Mouse Metabolite Tracing Data Repository for the Rabinowitz Lab
MIT License
4 stars 1 forks source link

Generate consolidated table #22

Closed lparsons closed 3 years ago

lparsons commented 3 years ago

Generate a "consolidated table" for the peaks in a given Experiment. Many of these values should be part of the models (see issues #41, #42, #43). An example table provided by the lab is here: tissueDataProcessed033120_withSoleus. The format of the table should be as follows:

Column Source Description
Compound Compound.name compound name
C_Label Measurement.labeled_atom, Measurement.labeled_count specific labeled form of this compound. 0 = unlabeled. 1=one extra 13C
Sample Sample.name unique sample identification
fraction Measurement.normalized_abundance data value from AccuCor: the fraction of this compound that has this label in this sample
tissue Tissue.name descriptive type of sample source
mouse Animal.name the mouse ID (for this experiment). This might need to become a unique identifier, but here it is not unique.
ion count Measurement.corrected_abundance the ion count (for this labeled form of this compound)
seruminfusate Measurement.serum_infusate_abundance * serum_infusate_abundance - the 'normalized_abundance' for the infusate compound (tracer) in the serum sample from this mouse. If 13C-lactate was infused this is the value for 'normalized_abundance' of serum lactate.
normfraction Measurment.normalized_fraction normalized_fraction - normalized_abundance / serum_infusate_abundance, the lab usually calls this 'normalized labeling'
infusate Animal.infusate the specific metabolite that was infused in this mouse and how it is labeled. For example, "u13c-lactate" is a lactate with universal labeling of every carbon with 13C, also called 'tracer'
study Study.name identifier for the "study", which is typically a collection of mice similar infusion parameters
state Animal.state feeding status: have the mice been fasted or fed?
infusionrate Animal.infustion_rate volume of infusate solution infused (ul) per minute, per gram of mouse body weight
infusateconc Animal.infusate_concentration concentration of infusate in this infusion solution
jcmatese commented 3 years ago

I think 'experiment' is 'study', in terms of current model mapping.

hepcat72 commented 3 years ago

I have some questions and concerns related to this item. Let me start with questions related to this implementation and then I will address my over-arching concern.

First, let me state my assumptions. Correct me if any of these are wrong:

  1. This will be a page/display on the tracebase website (as opposed to some sort of cached database table)
  2. There is not yet a determination on where on the site a link to this table page will be presented
  3. The input to this page is an experiment ID
  4. The table above is a description of a 14-column table to be created as opposed to an example of a 3-column table where you describe columns and locations of interest in the database. (Call me too literal, but it did take me a moment to settle on what was desired.)

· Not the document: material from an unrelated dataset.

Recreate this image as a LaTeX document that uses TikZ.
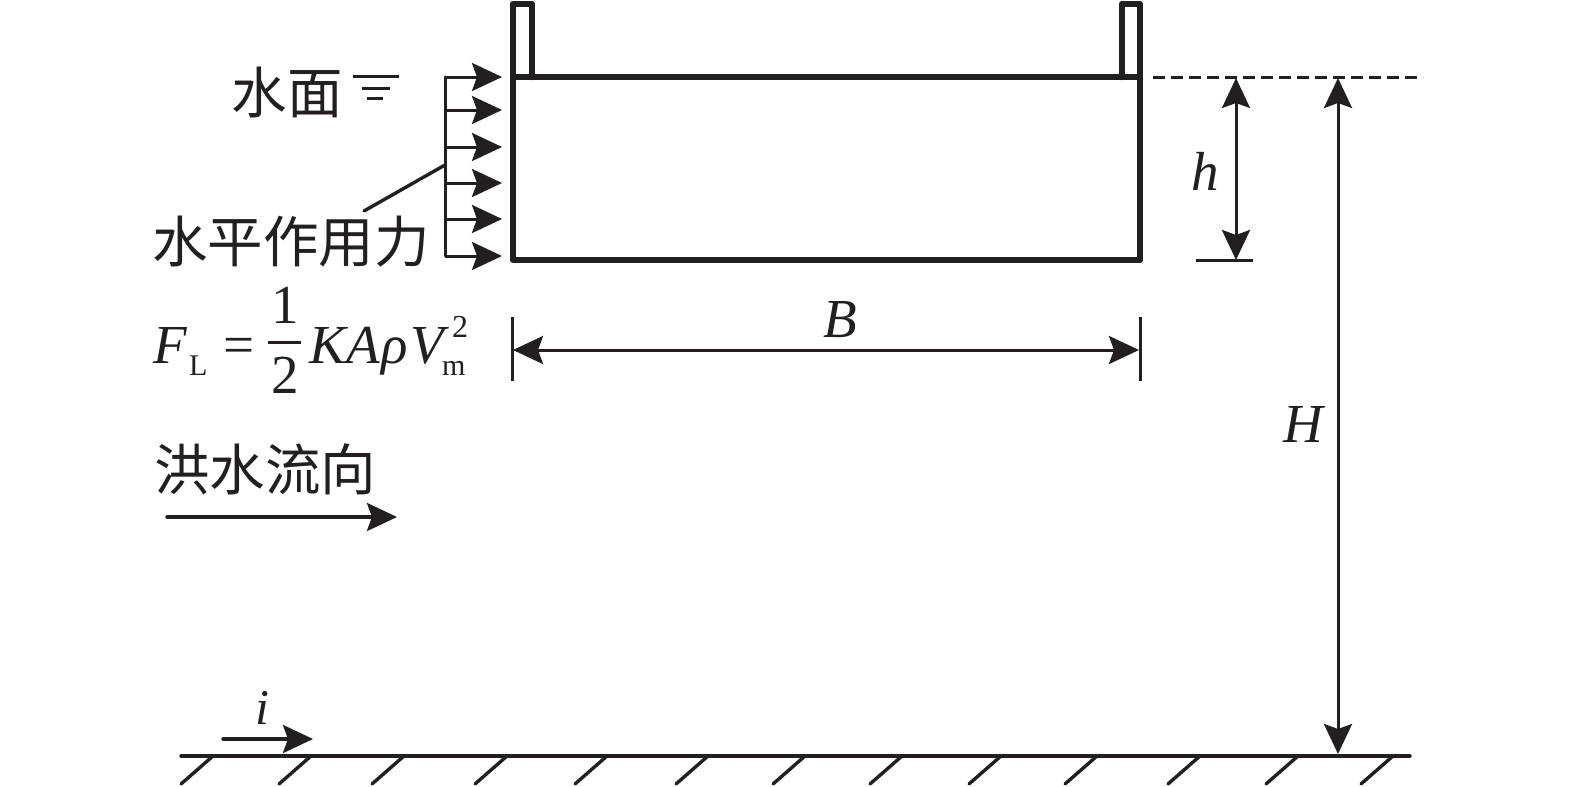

If the above assumptions are correct:

  1. Broadly speaking, what is the intended purpose of this page? (I think each change/feature request should have a defined purpose.)
  2. Should the 'study' column instead be the table title (since there will only be 1 value displayed on every row)?
  3. Should any of the values be grouped via average, max, min, range, etc.? Or will all combinations have their own rows - like a left-join?

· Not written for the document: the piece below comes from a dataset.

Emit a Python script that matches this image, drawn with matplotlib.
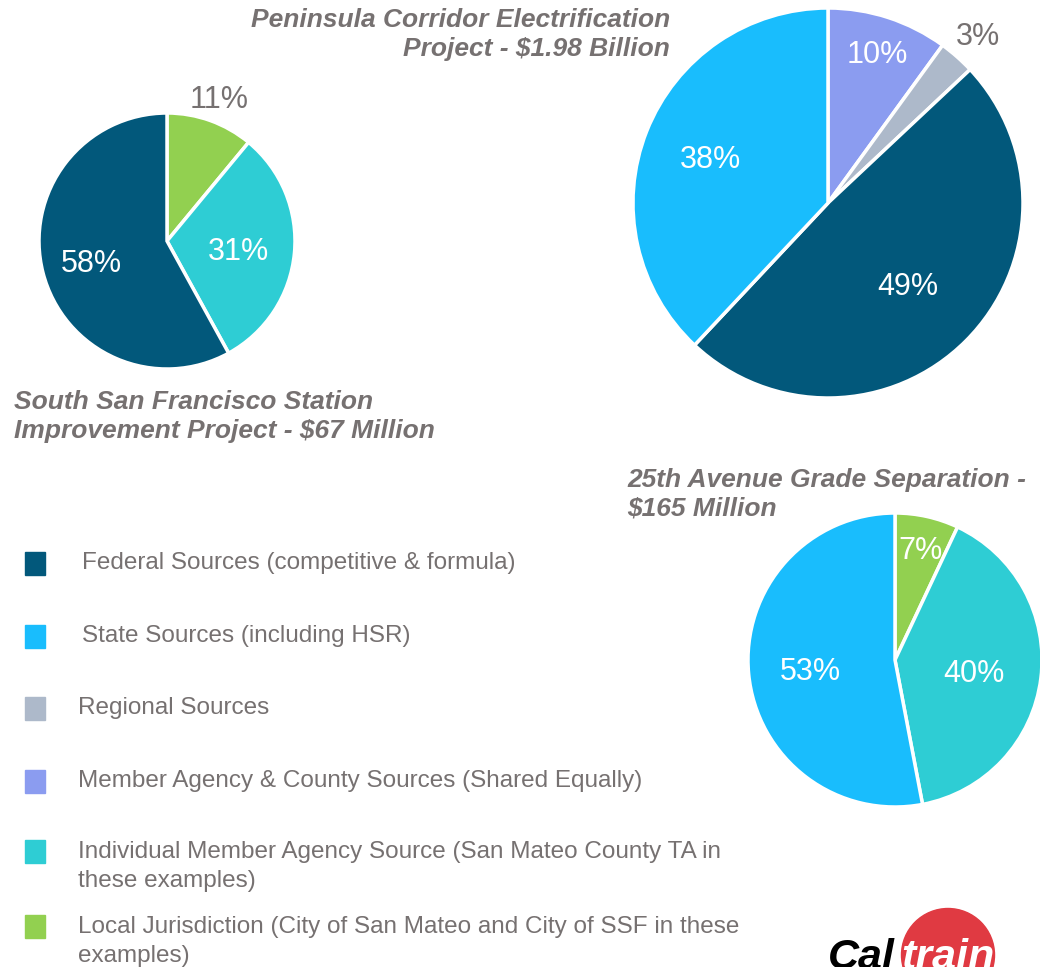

The following are my broad-picture concerns.

I'm somewhat concerned here about code redundancy and complexity. My overall design idea, based on the project docs thus far, is to use a fully-featured search interface to combine and filter data that could be utilized to generate pages such as the one described here (which includes joins). The output would be a table with specifically selected fields to display. And as I had described via slack, the search output could be used to generate tables/columns of data that could be input into analyses, visualizations, or as in this case, a page displaying data associated with a particular study.

That's not to say we couldn't have a separate script to generate a page like this. It's just that it could use the search functionality to collect the data for display, and fill in any other metadata to customize the page. What's more is, functionality that could be utilized in a search results page to allow users to exclude outliers or tweak the contents for sending the data into an analysis or visualization could also be employed here. In the future, it could include selecting rows, rearranging rows/columns... or any other search results interface improvements we later decide to add. But if we develop table/data pages independently, such improvements would require custom edits for every page we develop.

My point is that I suggest we develop the search and search results pages first, and that we re-use those internal mechanisms when developing pages like the one described in this issue.

hepcat72 commented 3 years ago

I threw together a data flow design to conceptualize how I envision a search "method" (separate from web pages) would interact with pages in the web interface. It would execute searches, collect & organize data gathered (via joins), and spit back the data as a json object. It might take some doing to get it to work quickly, but I have done similar stuff with perl & mysql by specifying searchable fields from various tables, limiting joins, indexing database fields, and implementing various caching methods. I think it is viable functionality that will make Tracebase very versatile and the code much simpler. The JSON that's passed can have the search specifics, sorting options, filtering options, result ranges, fields to display/include, the destination page that the data is going to, whether the user wants the option to confirm/filter the data, etc.

search_lib_method

hepcat72 commented 3 years ago

Merged